* Start Raw records *
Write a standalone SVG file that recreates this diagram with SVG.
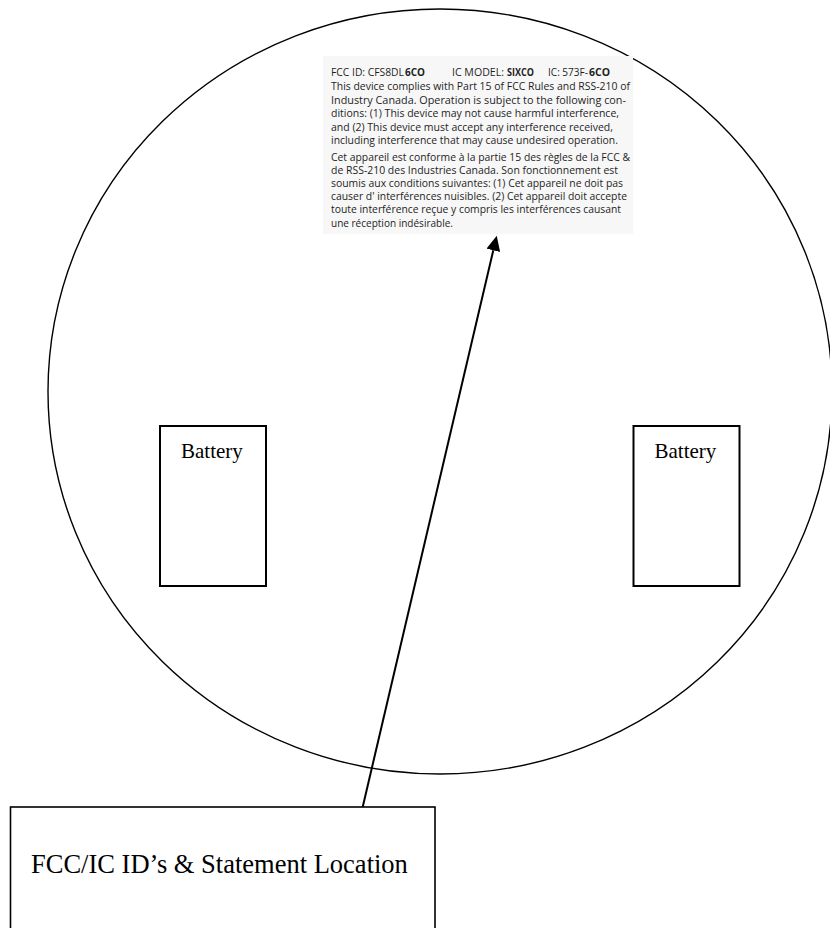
<svg xmlns="http://www.w3.org/2000/svg" width="830" height="928" viewBox="0 0 830 928">
<style>
.shape{fill:none;stroke:#000}
.lbl{font-family:"Liberation Serif","Times New Roman",serif;fill:#000}
.fcc{font-family:"Open Sans","Noto Sans","Liberation Sans",sans-serif;font-size:10.5px;fill:#1e1e1e}
.b{font-weight:bold}
</style>
<defs>
<marker id="head" viewBox="0 0 15 14" markerWidth="15" markerHeight="14" refX="0" refY="7" orient="auto" markerUnits="userSpaceOnUse">
<path d="M0,0 L15,7 L0,14 z" fill="#000"/>
</marker>
</defs>
<rect width="830" height="928" fill="#fff"/>
<g id="device">
<ellipse class="shape" cx="440" cy="391.5" rx="392" ry="382.5" stroke-width="1.4"/>
</g>
<g id="label">
<rect x="323" y="56" width="310" height="178" fill="#f7f7f7"/>
<text class="fcc" x="331" y="75.5" textLength="73" lengthAdjust="spacingAndGlyphs">FCC ID: CFS8DL</text>
<text class="fcc b" x="405" y="75.5" textLength="20" lengthAdjust="spacingAndGlyphs">6CO</text>
<text class="fcc" x="452" y="75.5" textLength="52" lengthAdjust="spacingAndGlyphs">IC MODEL:</text>
<text class="fcc b" x="507" y="75.5" textLength="27" lengthAdjust="spacingAndGlyphs">SIXCO</text>
<text class="fcc" x="548" y="75.5" textLength="40" lengthAdjust="spacingAndGlyphs">IC: 573F-</text>
<text class="fcc b" x="589" y="75.5" textLength="21" lengthAdjust="spacingAndGlyphs">6CO</text>
<text class="fcc" x="331" y="89.5" textLength="299" lengthAdjust="spacingAndGlyphs">This device complies with Part 15 of FCC Rules and RSS-210 of</text>
<text class="fcc" x="331" y="103.5" textLength="295" lengthAdjust="spacingAndGlyphs">Industry Canada. Operation is subject to the following con-</text>
<text class="fcc" x="331" y="117" textLength="288" lengthAdjust="spacingAndGlyphs">ditions: (1) This device may not cause harmful interference,</text>
<text class="fcc" x="331" y="130.5" textLength="282" lengthAdjust="spacingAndGlyphs">and (2) This device must accept any interference received,</text>
<text class="fcc" x="331" y="144" textLength="287" lengthAdjust="spacingAndGlyphs">including interference that may cause undesired operation.</text>
<text class="fcc" x="331" y="160.5" textLength="299" lengthAdjust="spacingAndGlyphs">Cet appareil est conforme à la partie 15 des règles de la FCC &amp;</text>
<text class="fcc" x="331" y="173.5" textLength="287" lengthAdjust="spacingAndGlyphs">de RSS-210 des Industries Canada. Son fonctionnement est</text>
<text class="fcc" x="331" y="186.5" textLength="292" lengthAdjust="spacingAndGlyphs">soumis aux conditions suivantes: (1) Cet appareil ne doit pas</text>
<text class="fcc" x="331" y="199.5" textLength="296" lengthAdjust="spacingAndGlyphs">causer d' interférences nuisibles. (2) Cet appareil doit accepte</text>
<text class="fcc" x="331" y="213" textLength="290" lengthAdjust="spacingAndGlyphs">toute interférence reçue y compris les interférences causant</text>
<text class="fcc" x="331" y="226.5" textLength="122" lengthAdjust="spacingAndGlyphs">une réception indésirable.</text>
</g>
<g id="battery-left">
<rect class="shape" x="160" y="426" width="106" height="160" stroke-width="2"/>
<text class="lbl" x="181" y="458.3" font-size="21">Battery</text>
</g>
<g id="battery-right">
<rect class="shape" x="633.5" y="426" width="106" height="160" stroke-width="2"/>
<text class="lbl" x="654.5" y="458.3" font-size="21">Battery</text>
</g>
<g id="callout">
<rect class="shape" x="10.5" y="807" width="424.5" height="140" stroke-width="1.6"/>
<text class="lbl" x="31" y="872.5" font-size="26.5">FCC/IC ID’s &amp; Statement Location</text>
</g>
<g id="connectors">
<line x1="362.7" y1="807" x2="493.3" y2="250.3" stroke="#000" stroke-width="2" marker-end="url(#head)"/>
</g>
</svg>
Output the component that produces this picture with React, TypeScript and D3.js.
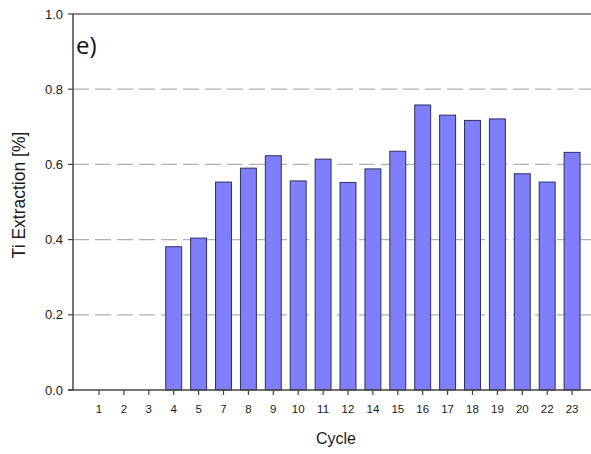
import React from "react";
import * as d3 from "d3";

const cycles = ["1","2","3","4","5","7","8","9","10","11","12","14","15","16","17","18","19","20","22","23"];
const extraction = [0,0,0,0.381,0.404,0.553,0.590,0.623,0.556,0.614,0.552,0.588,0.635,0.758,0.731,0.717,0.721,0.575,0.553,0.632];
const yTicks = [0, 0.2, 0.4, 0.6, 0.8, 1.0];
const gridTicks = [0.2, 0.4, 0.6, 0.8];

export default function App() {
  const W = 591, H = 454;
  const left = 73, top = 14, bottom = 390;
  const x = d3.scaleBand<string>().domain(cycles).range([78.6, 592.5]).paddingOuter(0.5).paddingInner(0.36);
  const y = d3.scaleLinear().domain([0, 1]).range([bottom, top]);
  return (
    <svg width={W} height={H} style={{ position: "absolute", left: 0, top: 0, background: "#fff" }}
      fontFamily="Liberation Sans, Arial, sans-serif">
      <rect width={W} height={H} fill="#fff" />
      {gridTicks.map(t => (
        <line key={t} x1={left} x2={W} y1={y(t)} y2={y(t)} stroke="#b0b0b0" strokeWidth={1.2} strokeDasharray="16,6" />
      ))}
      {cycles.map((c, i) => extraction[i] > 0 && (
        <rect key={c} x={x(c)!} y={y(extraction[i])} width={x.bandwidth()} height={bottom - y(extraction[i])}
          fill="#7f7ffe" stroke="#2e2e5e" strokeWidth={1} />
      ))}
      <line x1={left} x2={W} y1={top} y2={top} stroke="#222" strokeWidth={1.2} />
      <line x1={left} x2={left} y1={top} y2={bottom} stroke="#444" strokeWidth={1.5} />
      <line x1={left - 5} x2={W} y1={bottom} y2={bottom} stroke="#444" strokeWidth={1.5} />
      {yTicks.map(t => (
        <g key={t}>
          <line x1={left - 5} x2={left} y1={y(t)} y2={y(t)} stroke="#444" strokeWidth={1.2} />
          <text x={63} y={y(t)} dy="0.35em" textAnchor="end" fontSize={13} fill="#1a1a1a">{t.toFixed(1)}</text>
        </g>
      ))}
      {cycles.map(c => {
        const cx = x(c)! + x.bandwidth() / 2;
        return (
          <g key={c}>
            <line x1={cx} x2={cx} y1={bottom} y2={bottom + 5} stroke="#444" strokeWidth={1.2} />
            <text x={cx} y={413} textAnchor="middle" fontSize={11.5} fill="#1a1a1a">{c}</text>
          </g>
        );
      })}
      <text x={336} y={444} textAnchor="middle" fontSize={16} fill="#1a1a1a">Cycle</text>
      <text transform={`translate(25,195) rotate(-90)`} textAnchor="middle" fontSize={17.5} fill="#1a1a1a">Ti Extraction [%]</text>
      <text x={76} y={54} fontSize={24} fill="#111" fontFamily="Open Sans, Noto Sans, sans-serif">e)</text>
    </svg>
  );
}
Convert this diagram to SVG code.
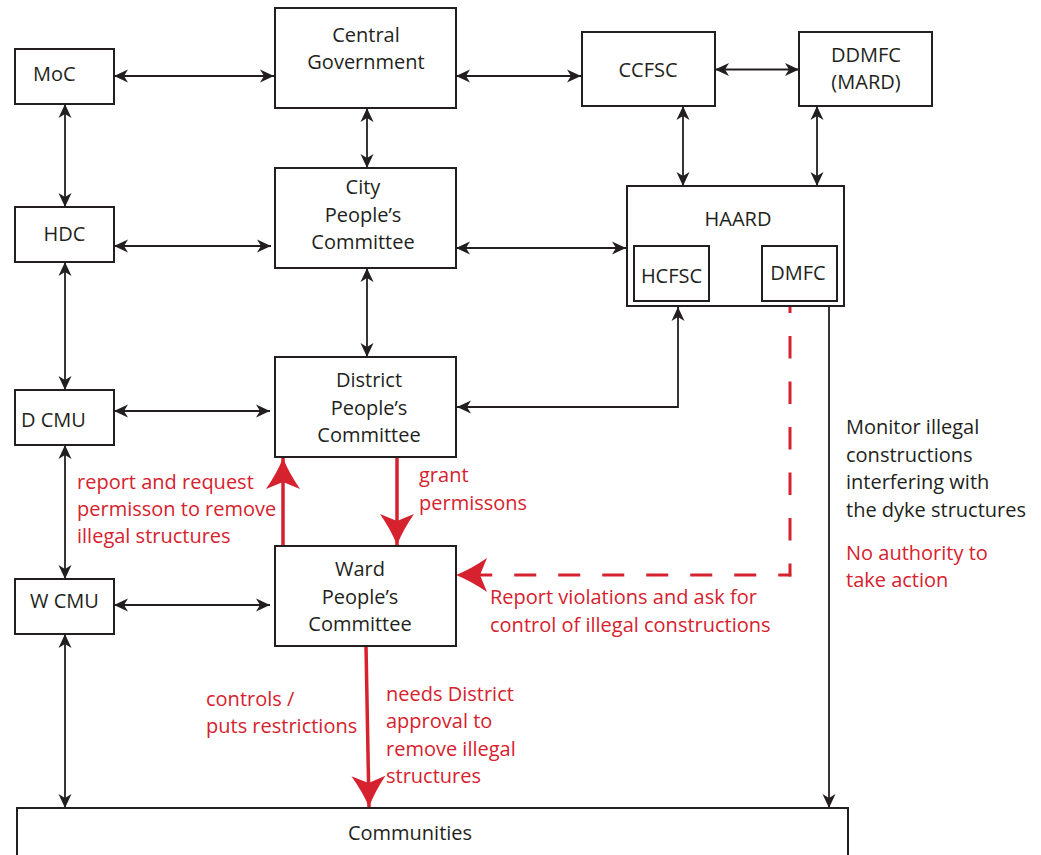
* End Raw records *
*Problem to solve*: Reproduce the entries above without change, omitting all pictures.

*Task answer*:
Write a standalone SVG file that recreates this diagram with SVG.
<svg xmlns="http://www.w3.org/2000/svg" width="830" height="928" viewBox="0 0 830 928">
<style>
.shape{fill:none;stroke:#000}
.lbl{font-family:"Liberation Serif","Times New Roman",serif;fill:#000}
.fcc{font-family:"Open Sans","Noto Sans","Liberation Sans",sans-serif;font-size:10.5px;fill:#1e1e1e}
.b{font-weight:bold}
</style>
<defs>
<marker id="head" viewBox="0 0 15 14" markerWidth="15" markerHeight="14" refX="0" refY="7" orient="auto" markerUnits="userSpaceOnUse">
<path d="M0,0 L15,7 L0,14 z" fill="#000"/>
</marker>
</defs>
<rect width="830" height="928" fill="#fff"/>
<g id="device">
<ellipse class="shape" cx="440" cy="391.5" rx="392" ry="382.5" stroke-width="1.4"/>
</g>
<g id="label">
<rect x="323" y="56" width="310" height="178" fill="#f7f7f7"/>
<text class="fcc" x="331" y="75.5" textLength="73" lengthAdjust="spacingAndGlyphs">FCC ID: CFS8DL</text>
<text class="fcc b" x="405" y="75.5" textLength="20" lengthAdjust="spacingAndGlyphs">6CO</text>
<text class="fcc" x="452" y="75.5" textLength="52" lengthAdjust="spacingAndGlyphs">IC MODEL:</text>
<text class="fcc b" x="507" y="75.5" textLength="27" lengthAdjust="spacingAndGlyphs">SIXCO</text>
<text class="fcc" x="548" y="75.5" textLength="40" lengthAdjust="spacingAndGlyphs">IC: 573F-</text>
<text class="fcc b" x="589" y="75.5" textLength="21" lengthAdjust="spacingAndGlyphs">6CO</text>
<text class="fcc" x="331" y="89.5" textLength="299" lengthAdjust="spacingAndGlyphs">This device complies with Part 15 of FCC Rules and RSS-210 of</text>
<text class="fcc" x="331" y="103.5" textLength="295" lengthAdjust="spacingAndGlyphs">Industry Canada. Operation is subject to the following con-</text>
<text class="fcc" x="331" y="117" textLength="288" lengthAdjust="spacingAndGlyphs">ditions: (1) This device may not cause harmful interference,</text>
<text class="fcc" x="331" y="130.5" textLength="282" lengthAdjust="spacingAndGlyphs">and (2) This device must accept any interference received,</text>
<text class="fcc" x="331" y="144" textLength="287" lengthAdjust="spacingAndGlyphs">including interference that may cause undesired operation.</text>
<text class="fcc" x="331" y="160.5" textLength="299" lengthAdjust="spacingAndGlyphs">Cet appareil est conforme à la partie 15 des règles de la FCC &amp;</text>
<text class="fcc" x="331" y="173.5" textLength="287" lengthAdjust="spacingAndGlyphs">de RSS-210 des Industries Canada. Son fonctionnement est</text>
<text class="fcc" x="331" y="186.5" textLength="292" lengthAdjust="spacingAndGlyphs">soumis aux conditions suivantes: (1) Cet appareil ne doit pas</text>
<text class="fcc" x="331" y="199.5" textLength="296" lengthAdjust="spacingAndGlyphs">causer d' interférences nuisibles. (2) Cet appareil doit accepte</text>
<text class="fcc" x="331" y="213" textLength="290" lengthAdjust="spacingAndGlyphs">toute interférence reçue y compris les interférences causant</text>
<text class="fcc" x="331" y="226.5" textLength="122" lengthAdjust="spacingAndGlyphs">une réception indésirable.</text>
</g>
<g id="battery-left">
<rect class="shape" x="160" y="426" width="106" height="160" stroke-width="2"/>
<text class="lbl" x="181" y="458.3" font-size="21">Battery</text>
</g>
<g id="battery-right">
<rect class="shape" x="633.5" y="426" width="106" height="160" stroke-width="2"/>
<text class="lbl" x="654.5" y="458.3" font-size="21">Battery</text>
</g>
<g id="callout">
<rect class="shape" x="10.5" y="807" width="424.5" height="140" stroke-width="1.6"/>
<text class="lbl" x="31" y="872.5" font-size="26.5">FCC/IC ID’s &amp; Statement Location</text>
</g>
<g id="connectors">
<line x1="362.7" y1="807" x2="493.3" y2="250.3" stroke="#000" stroke-width="2" marker-end="url(#head)"/>
</g>
</svg>
Output the component that produces this picture with React, TypeScript and D3.js.
import React from "react";
import * as d3 from "d3";

const cycles = ["1","2","3","4","5","7","8","9","10","11","12","14","15","16","17","18","19","20","22","23"];
const extraction = [0,0,0,0.381,0.404,0.553,0.590,0.623,0.556,0.614,0.552,0.588,0.635,0.758,0.731,0.717,0.721,0.575,0.553,0.632];
const yTicks = [0, 0.2, 0.4, 0.6, 0.8, 1.0];
const gridTicks = [0.2, 0.4, 0.6, 0.8];

export default function App() {
  const W = 591, H = 454;
  const left = 73, top = 14, bottom = 390;
  const x = d3.scaleBand<string>().domain(cycles).range([78.6, 592.5]).paddingOuter(0.5).paddingInner(0.36);
  const y = d3.scaleLinear().domain([0, 1]).range([bottom, top]);
  return (
    <svg width={W} height={H} style={{ position: "absolute", left: 0, top: 0, background: "#fff" }}
      fontFamily="Liberation Sans, Arial, sans-serif">
      <rect width={W} height={H} fill="#fff" />
      {gridTicks.map(t => (
        <line key={t} x1={left} x2={W} y1={y(t)} y2={y(t)} stroke="#b0b0b0" strokeWidth={1.2} strokeDasharray="16,6" />
      ))}
      {cycles.map((c, i) => extraction[i] > 0 && (
        <rect key={c} x={x(c)!} y={y(extraction[i])} width={x.bandwidth()} height={bottom - y(extraction[i])}
          fill="#7f7ffe" stroke="#2e2e5e" strokeWidth={1} />
      ))}
      <line x1={left} x2={W} y1={top} y2={top} stroke="#222" strokeWidth={1.2} />
      <line x1={left} x2={left} y1={top} y2={bottom} stroke="#444" strokeWidth={1.5} />
      <line x1={left - 5} x2={W} y1={bottom} y2={bottom} stroke="#444" strokeWidth={1.5} />
      {yTicks.map(t => (
        <g key={t}>
          <line x1={left - 5} x2={left} y1={y(t)} y2={y(t)} stroke="#444" strokeWidth={1.2} />
          <text x={63} y={y(t)} dy="0.35em" textAnchor="end" fontSize={13} fill="#1a1a1a">{t.toFixed(1)}</text>
        </g>
      ))}
      {cycles.map(c => {
        const cx = x(c)! + x.bandwidth() / 2;
        return (
          <g key={c}>
            <line x1={cx} x2={cx} y1={bottom} y2={bottom + 5} stroke="#444" strokeWidth={1.2} />
            <text x={cx} y={413} textAnchor="middle" fontSize={11.5} fill="#1a1a1a">{c}</text>
          </g>
        );
      })}
      <text x={336} y={444} textAnchor="middle" fontSize={16} fill="#1a1a1a">Cycle</text>
      <text transform={`translate(25,195) rotate(-90)`} textAnchor="middle" fontSize={17.5} fill="#1a1a1a">Ti Extraction [%]</text>
      <text x={76} y={54} fontSize={24} fill="#111" fontFamily="Open Sans, Noto Sans, sans-serif">e)</text>
    </svg>
  );
}
Convert this diagram to SVG code.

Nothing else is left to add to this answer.